-- Goal --
List all lines of the data containing the word "this".

(begin)

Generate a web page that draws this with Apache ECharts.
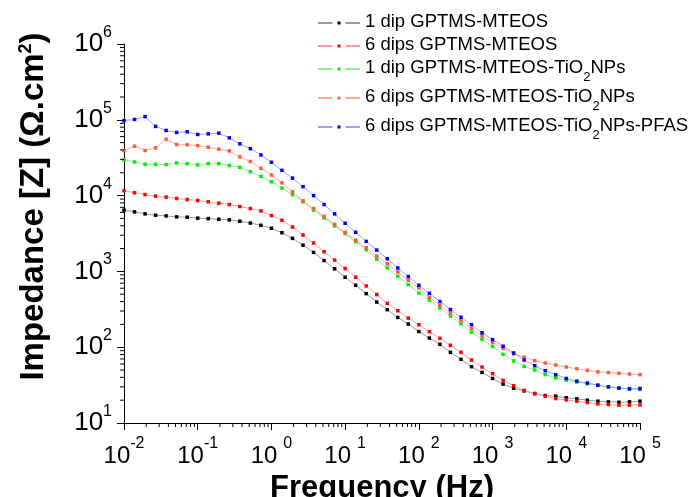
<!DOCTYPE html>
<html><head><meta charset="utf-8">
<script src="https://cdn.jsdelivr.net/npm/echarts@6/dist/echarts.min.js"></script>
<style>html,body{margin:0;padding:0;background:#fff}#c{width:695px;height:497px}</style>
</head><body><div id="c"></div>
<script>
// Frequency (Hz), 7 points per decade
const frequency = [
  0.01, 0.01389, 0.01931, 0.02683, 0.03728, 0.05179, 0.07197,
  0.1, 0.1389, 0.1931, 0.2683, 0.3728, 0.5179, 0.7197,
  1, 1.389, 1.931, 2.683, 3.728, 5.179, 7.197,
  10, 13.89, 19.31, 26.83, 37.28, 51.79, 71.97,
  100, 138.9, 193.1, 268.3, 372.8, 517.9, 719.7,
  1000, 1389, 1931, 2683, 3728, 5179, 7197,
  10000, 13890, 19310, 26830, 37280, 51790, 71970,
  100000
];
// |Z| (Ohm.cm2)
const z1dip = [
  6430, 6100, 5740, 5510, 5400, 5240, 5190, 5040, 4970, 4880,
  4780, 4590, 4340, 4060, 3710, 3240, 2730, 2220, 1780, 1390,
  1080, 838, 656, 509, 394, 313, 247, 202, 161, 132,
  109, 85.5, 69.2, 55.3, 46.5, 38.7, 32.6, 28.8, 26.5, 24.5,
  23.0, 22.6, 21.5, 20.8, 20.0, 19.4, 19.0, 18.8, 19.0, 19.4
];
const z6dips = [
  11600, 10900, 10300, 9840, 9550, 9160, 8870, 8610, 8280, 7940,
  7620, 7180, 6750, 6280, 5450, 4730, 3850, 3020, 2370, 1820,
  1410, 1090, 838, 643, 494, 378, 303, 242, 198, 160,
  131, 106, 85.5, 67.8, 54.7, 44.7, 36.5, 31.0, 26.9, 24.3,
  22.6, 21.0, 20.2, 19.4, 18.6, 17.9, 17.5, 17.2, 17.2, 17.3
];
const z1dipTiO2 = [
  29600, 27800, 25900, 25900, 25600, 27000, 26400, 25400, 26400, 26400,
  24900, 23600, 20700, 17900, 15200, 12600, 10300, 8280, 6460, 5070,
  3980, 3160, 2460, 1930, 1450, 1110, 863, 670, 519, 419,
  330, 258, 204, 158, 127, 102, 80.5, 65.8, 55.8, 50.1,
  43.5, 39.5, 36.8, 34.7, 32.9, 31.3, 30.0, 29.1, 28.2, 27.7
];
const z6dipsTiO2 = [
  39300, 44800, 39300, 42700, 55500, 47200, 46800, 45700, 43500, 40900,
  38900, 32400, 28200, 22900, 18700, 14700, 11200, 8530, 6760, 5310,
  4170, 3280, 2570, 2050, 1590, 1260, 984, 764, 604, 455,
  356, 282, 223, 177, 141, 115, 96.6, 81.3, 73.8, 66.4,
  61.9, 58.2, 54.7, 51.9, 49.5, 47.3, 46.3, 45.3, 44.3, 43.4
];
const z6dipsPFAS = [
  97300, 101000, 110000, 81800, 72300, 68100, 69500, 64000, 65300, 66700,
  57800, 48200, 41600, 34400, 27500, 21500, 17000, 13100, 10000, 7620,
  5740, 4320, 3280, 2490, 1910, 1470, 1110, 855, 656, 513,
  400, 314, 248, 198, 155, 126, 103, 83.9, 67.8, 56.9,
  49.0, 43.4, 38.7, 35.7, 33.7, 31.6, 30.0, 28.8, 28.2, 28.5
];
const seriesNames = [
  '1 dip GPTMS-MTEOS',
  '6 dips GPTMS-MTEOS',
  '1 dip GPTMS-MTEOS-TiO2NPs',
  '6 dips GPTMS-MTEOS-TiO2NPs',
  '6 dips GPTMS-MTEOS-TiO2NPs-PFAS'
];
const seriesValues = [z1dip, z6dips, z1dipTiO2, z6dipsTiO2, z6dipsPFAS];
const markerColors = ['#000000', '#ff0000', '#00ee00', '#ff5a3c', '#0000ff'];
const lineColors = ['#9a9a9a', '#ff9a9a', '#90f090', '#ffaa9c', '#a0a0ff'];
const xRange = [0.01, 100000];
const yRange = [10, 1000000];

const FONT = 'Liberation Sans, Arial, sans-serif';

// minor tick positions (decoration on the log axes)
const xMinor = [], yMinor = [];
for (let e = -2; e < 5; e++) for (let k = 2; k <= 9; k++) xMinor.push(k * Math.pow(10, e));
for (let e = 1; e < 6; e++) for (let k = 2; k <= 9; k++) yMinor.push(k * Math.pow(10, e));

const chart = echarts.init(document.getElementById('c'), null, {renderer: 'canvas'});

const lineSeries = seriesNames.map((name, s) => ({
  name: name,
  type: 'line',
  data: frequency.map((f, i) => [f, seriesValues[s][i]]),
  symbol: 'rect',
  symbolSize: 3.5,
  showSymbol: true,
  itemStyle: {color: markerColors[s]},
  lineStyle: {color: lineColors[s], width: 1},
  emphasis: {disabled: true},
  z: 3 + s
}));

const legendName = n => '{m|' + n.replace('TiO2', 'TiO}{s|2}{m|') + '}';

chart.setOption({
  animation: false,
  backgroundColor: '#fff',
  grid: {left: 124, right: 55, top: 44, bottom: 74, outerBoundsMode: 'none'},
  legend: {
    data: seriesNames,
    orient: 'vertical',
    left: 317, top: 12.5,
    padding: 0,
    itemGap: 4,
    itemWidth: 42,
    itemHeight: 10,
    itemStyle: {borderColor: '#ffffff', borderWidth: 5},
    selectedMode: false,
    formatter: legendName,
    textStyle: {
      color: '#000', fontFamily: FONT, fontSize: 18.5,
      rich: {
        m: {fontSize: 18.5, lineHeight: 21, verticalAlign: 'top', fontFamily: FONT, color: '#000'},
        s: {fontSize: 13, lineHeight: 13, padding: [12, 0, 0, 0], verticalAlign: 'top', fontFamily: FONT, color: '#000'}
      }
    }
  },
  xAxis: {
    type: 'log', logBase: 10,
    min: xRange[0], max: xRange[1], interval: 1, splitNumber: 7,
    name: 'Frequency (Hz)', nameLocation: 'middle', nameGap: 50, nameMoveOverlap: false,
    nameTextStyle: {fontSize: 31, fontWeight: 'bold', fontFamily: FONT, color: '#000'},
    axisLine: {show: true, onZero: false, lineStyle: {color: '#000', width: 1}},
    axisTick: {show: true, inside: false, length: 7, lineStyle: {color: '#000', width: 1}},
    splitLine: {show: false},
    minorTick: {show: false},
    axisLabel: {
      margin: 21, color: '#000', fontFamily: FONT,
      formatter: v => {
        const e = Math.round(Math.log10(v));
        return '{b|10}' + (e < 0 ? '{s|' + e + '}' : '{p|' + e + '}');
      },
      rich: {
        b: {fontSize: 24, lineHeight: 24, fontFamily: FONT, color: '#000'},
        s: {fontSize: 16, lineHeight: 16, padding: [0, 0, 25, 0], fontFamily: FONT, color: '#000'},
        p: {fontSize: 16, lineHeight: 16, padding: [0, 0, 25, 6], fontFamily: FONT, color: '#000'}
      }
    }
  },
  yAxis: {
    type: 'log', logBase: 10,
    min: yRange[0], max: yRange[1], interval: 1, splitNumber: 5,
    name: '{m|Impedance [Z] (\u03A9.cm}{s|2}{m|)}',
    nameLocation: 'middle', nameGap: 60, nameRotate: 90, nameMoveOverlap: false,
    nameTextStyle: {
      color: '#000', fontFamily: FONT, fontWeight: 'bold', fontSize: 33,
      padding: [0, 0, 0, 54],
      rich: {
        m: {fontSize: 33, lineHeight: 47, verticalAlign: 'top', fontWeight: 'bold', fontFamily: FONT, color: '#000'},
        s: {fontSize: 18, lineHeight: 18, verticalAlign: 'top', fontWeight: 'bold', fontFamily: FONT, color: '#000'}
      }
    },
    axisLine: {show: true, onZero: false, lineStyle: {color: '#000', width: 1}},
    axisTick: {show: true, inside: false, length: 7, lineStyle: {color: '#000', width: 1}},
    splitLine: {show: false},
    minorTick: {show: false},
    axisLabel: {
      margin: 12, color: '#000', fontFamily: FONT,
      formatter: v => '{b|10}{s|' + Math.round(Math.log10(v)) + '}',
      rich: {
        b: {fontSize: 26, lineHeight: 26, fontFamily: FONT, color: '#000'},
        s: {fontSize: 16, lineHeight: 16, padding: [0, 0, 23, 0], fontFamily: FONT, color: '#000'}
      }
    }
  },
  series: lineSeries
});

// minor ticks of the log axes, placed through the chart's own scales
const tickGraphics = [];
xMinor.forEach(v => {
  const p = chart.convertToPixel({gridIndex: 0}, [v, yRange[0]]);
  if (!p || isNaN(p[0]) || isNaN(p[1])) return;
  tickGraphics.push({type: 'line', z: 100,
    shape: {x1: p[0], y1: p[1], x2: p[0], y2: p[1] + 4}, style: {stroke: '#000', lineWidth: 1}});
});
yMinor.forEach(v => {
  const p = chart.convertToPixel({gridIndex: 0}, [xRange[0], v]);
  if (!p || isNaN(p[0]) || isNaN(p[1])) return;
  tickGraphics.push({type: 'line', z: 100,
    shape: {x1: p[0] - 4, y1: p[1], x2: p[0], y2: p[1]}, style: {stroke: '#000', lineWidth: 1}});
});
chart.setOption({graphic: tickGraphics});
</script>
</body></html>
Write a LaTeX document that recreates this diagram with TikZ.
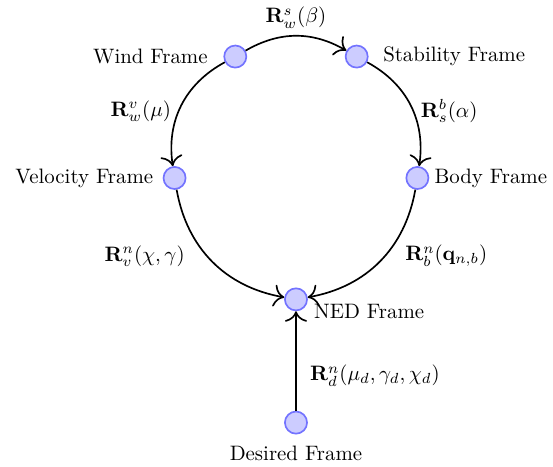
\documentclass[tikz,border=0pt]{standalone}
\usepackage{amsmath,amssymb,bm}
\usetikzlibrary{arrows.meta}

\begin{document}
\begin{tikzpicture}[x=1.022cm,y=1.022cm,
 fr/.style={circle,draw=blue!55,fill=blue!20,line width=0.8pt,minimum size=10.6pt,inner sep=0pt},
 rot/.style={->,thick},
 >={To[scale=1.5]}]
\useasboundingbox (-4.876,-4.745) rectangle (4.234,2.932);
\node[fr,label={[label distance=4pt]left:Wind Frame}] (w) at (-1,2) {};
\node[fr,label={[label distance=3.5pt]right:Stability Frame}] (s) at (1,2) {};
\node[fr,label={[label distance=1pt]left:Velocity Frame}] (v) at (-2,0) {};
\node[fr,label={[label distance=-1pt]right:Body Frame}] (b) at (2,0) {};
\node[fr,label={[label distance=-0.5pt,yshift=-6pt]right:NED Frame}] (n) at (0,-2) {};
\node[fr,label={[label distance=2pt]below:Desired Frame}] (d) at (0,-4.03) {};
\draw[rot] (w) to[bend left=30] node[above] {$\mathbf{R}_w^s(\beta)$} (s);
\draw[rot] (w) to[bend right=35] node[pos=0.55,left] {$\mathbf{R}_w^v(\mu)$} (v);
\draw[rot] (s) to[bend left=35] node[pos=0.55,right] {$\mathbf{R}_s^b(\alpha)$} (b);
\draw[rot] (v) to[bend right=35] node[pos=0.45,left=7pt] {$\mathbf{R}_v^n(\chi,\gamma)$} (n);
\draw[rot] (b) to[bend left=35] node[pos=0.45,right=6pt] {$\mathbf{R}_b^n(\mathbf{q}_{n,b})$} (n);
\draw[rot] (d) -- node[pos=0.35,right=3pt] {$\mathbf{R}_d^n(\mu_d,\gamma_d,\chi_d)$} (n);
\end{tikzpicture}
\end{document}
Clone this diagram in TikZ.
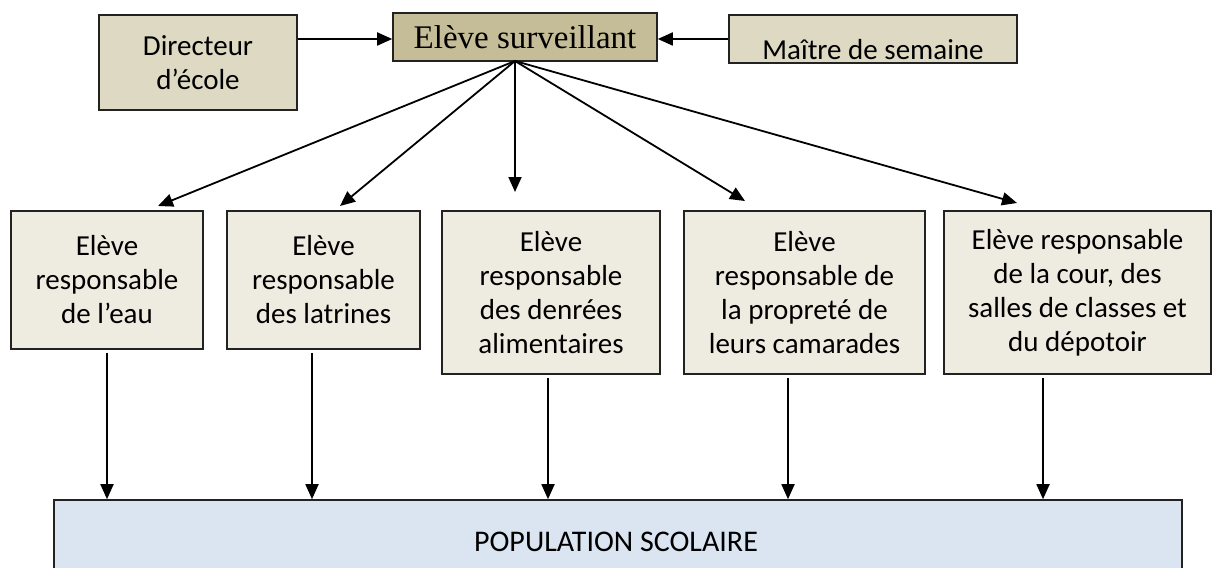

(end)

-- Written reply --
Generate a web page that draws this with Apache ECharts.
Write a LaTeX document that recreates this diagram with TikZ.
Clone this diagram in TikZ.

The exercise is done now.